Life sciences organizations generate massive amounts of data across labs, instruments, and systems.

Data Mesh helps by giving individual teams control over their own datasets, while still following shared standards.

This makes it easier to work across disciplines, speed up analysis, and reduce delays, without sacrificing data quality or compliance.

What role does data mesh play in scientific data governance?

Data Mesh uses federated governance, which means global rules, like access control, versioning, and retention, are applied locally within each team’s workflow.

This gives teams the flexibility to manage data their way, while still meeting regulatory requirements like ISO 17025. It’s a practical way to ensure data integrity without creating bottlenecks.
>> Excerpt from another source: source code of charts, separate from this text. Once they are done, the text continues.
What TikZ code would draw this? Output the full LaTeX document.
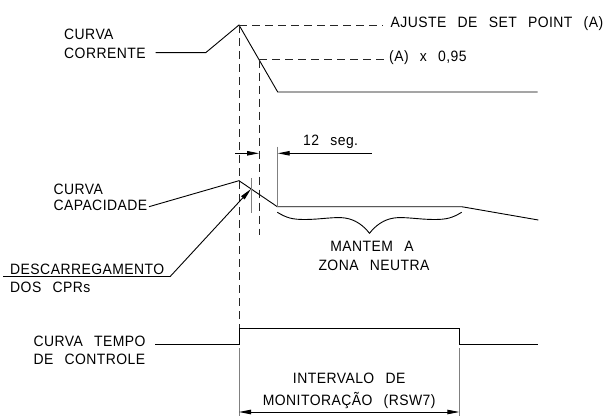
\documentclass[tikz,border=0pt]{standalone}
\usepackage{fontspec}
\setmainfont{Liberation Sans}[LetterSpace=3,WordSpace=2.6,FakeStretch=0.93]
\usetikzlibrary{arrows.meta}
\begin{document}
\begin{tikzpicture}[x=1pt,y=-1pt,
  lbl/.style={anchor=base west,inner sep=0pt,font=\fontsize{15}{17}\selectfont},
  clbl/.style={anchor=base,inner sep=0pt,font=\fontsize{15}{17}\selectfont},
  curve/.style={line width=0.9pt,black},
  dsh/.style={line width=0.9pt,black!85,dash pattern=on 8pt off 5pt},
  ext/.style={line width=0.9pt,black!50},
  tip/.style={-{Triangle[length=12pt,width=4.5pt]}},
  dimline/.style={line width=0.9pt,black},
]
\useasboundingbox (0,0) rectangle (613,417);

% ---------------- current curve
\node[lbl] (cca) at (64,40) {CURVA};
\node[lbl] (ccb) at (64,58.3) {CORRENTE};
\coordinate (i0) at (155.7,52.7);
\coordinate (i1) at (205.7,52.7);
\coordinate (ipk) at (239,25);
\coordinate (i2) at (259,59.6);
\coordinate (i3) at (277.7,92);
\coordinate (i4) at (537.7,92);
\draw[curve] (i0) -- (i1) -- (ipk) -- (i3) -- (i4);
\coordinate (d1e) at (383,25);
\coordinate (d2e) at (385,59.6);
\draw[dsh] (ipk) -- (d1e);
\draw[dsh] (i2) -- (d2e);
\node[lbl] (sp) at (390.5,27.7) {AJUSTE DE SET POINT (A)};
\node[lbl] (sp95) at (389,62) {(A) x 0,95};

% vertical dashed guides
\coordinate (t1) at (239,328.3);
\coordinate (v2e) at (259,235);
\draw[dsh] (ipk) -- (t1);
\draw[dsh] (i2) -- (v2e);

% ---------------- capacity curve
\node[lbl] (cpa) at (53.3,194.7) {CURVA};
\node[lbl] (cpb) at (53.3,210.7) {CAPACIDADE};
\coordinate (p0) at (149,206.7);
\coordinate (ppk) at (239,180.7);
\coordinate (p1) at (277.3,206.7);
\coordinate (p2) at (461.7,206.7);
\coordinate (p3) at (538.3,220);
\draw[curve] (p0) -- (ppk) -- (p1) -- (p2) -- (p3);
\coordinate (gA) at (251,178.3);
\coordinate (gB) at (251,213.3);
\draw[ext] (gA) -- (gB);
\coordinate (eA) at (277.7,146.7);
\coordinate (eB) at (277.7,206.7);
\draw[ext] (eA) -- (eB);
% 12 seg dimension
\coordinate (m0) at (235,153.3);
\coordinate (m1) at (259,153.3);
\coordinate (m2) at (277.7,153.3);
\coordinate (m3) at (371.7,153.3);
\draw[dimline,tip] (m0) -- (m1);
\draw[dimline,tip] (m3) -- (m2);
\node[lbl] (seg) at (303,146) {12 seg.};

% brace
\draw[curve] (277.3,212.3) .. controls (287,218) and (292,219.5) .. (305,219.5)
  .. controls (320,219.5) and (335,216.5) .. (345,218)
  .. controls (355,219.5) and (363,225) .. (369.5,233.3)
  .. controls (376,225) and (384,219.5) .. (394,218)
  .. controls (404,216.5) and (419,219.5) .. (434,219.5)
  .. controls (447,219.5) and (452,218) .. (461.7,212.3);
\node[clbl] (man) at (372,251.7) {MANTEM A};
\node[clbl] (zon) at (374,270) {ZONA NEUTRA};

% descarregamento
\node[lbl] (des) at (10,274.3) {DESCARREGAMENTO};
\node[lbl] (dos) at (10,292) {DOS CPRs};
\coordinate (u0) at (3,276.7);
\coordinate (u1) at (170,276.7);
\coordinate (utip) at (251,189);
\draw[curve] (u0) -- (u1);
\draw[curve,tip] (u1) -- (utip);

% ---------------- control time curve
\node[lbl] (cta) at (33.3,346) {CURVA TEMPO};
\node[lbl] (ctb) at (33.3,364.3) {DE CONTROLE};
\coordinate (k0) at (155,344);
\coordinate (k1) at (239,344);
\coordinate (k2) at (459.3,328.3);
\coordinate (k3) at (459.3,344);
\coordinate (k4) at (538.3,344);
\draw[curve] (k0) -- (k1) -- (t1) -- (k2) -- (k3) -- (k4);
\coordinate (x1a) at (239,348.3);
\coordinate (x1b) at (239,415.7);
\coordinate (x2a) at (459.3,348.3);
\coordinate (x2b) at (459.3,415.7);
\draw[ext] (x1a) -- (x1b);
\draw[ext] (x2a) -- (x2b);
\coordinate (r0) at (239,412);
\coordinate (r1) at (459.3,412);
\draw[dimline,{Triangle[length=12pt,width=4.5pt]}-{Triangle[length=12pt,width=4.5pt]}] (r0) -- (r1);
\node[clbl] (int) at (349.2,383.3) {INTERVALO DE};
\node[clbl] (mon) at (349.2,405) {MONITORAÇÃO (RSW7)};
\end{tikzpicture}
\end{document}
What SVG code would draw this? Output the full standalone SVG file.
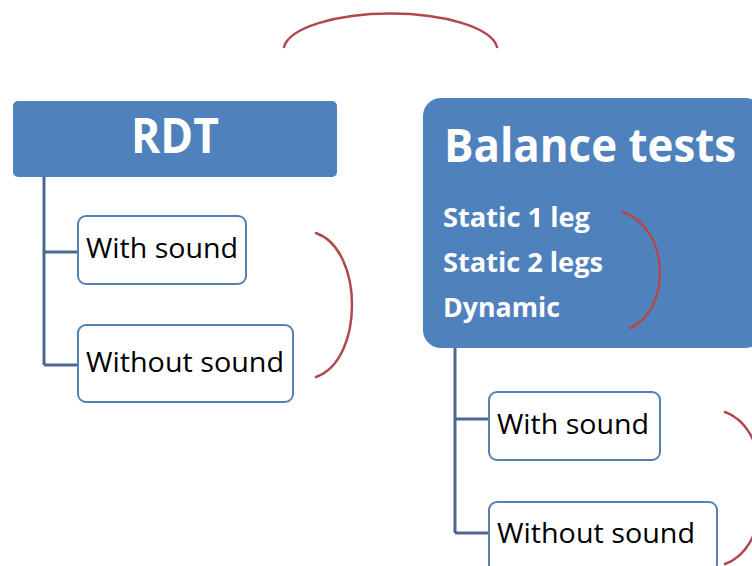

How does data mesh improve data management compared to traditional models?

Traditional data management relies on centralized systems like data lakes or warehouses, which can slow things down and create data silos.

Data Mesh changes by distributing responsibility and enabling self-service access to data through standardized tools and metadata.

It makes data easier to find, use, and trust, especially in complex life sciences environments.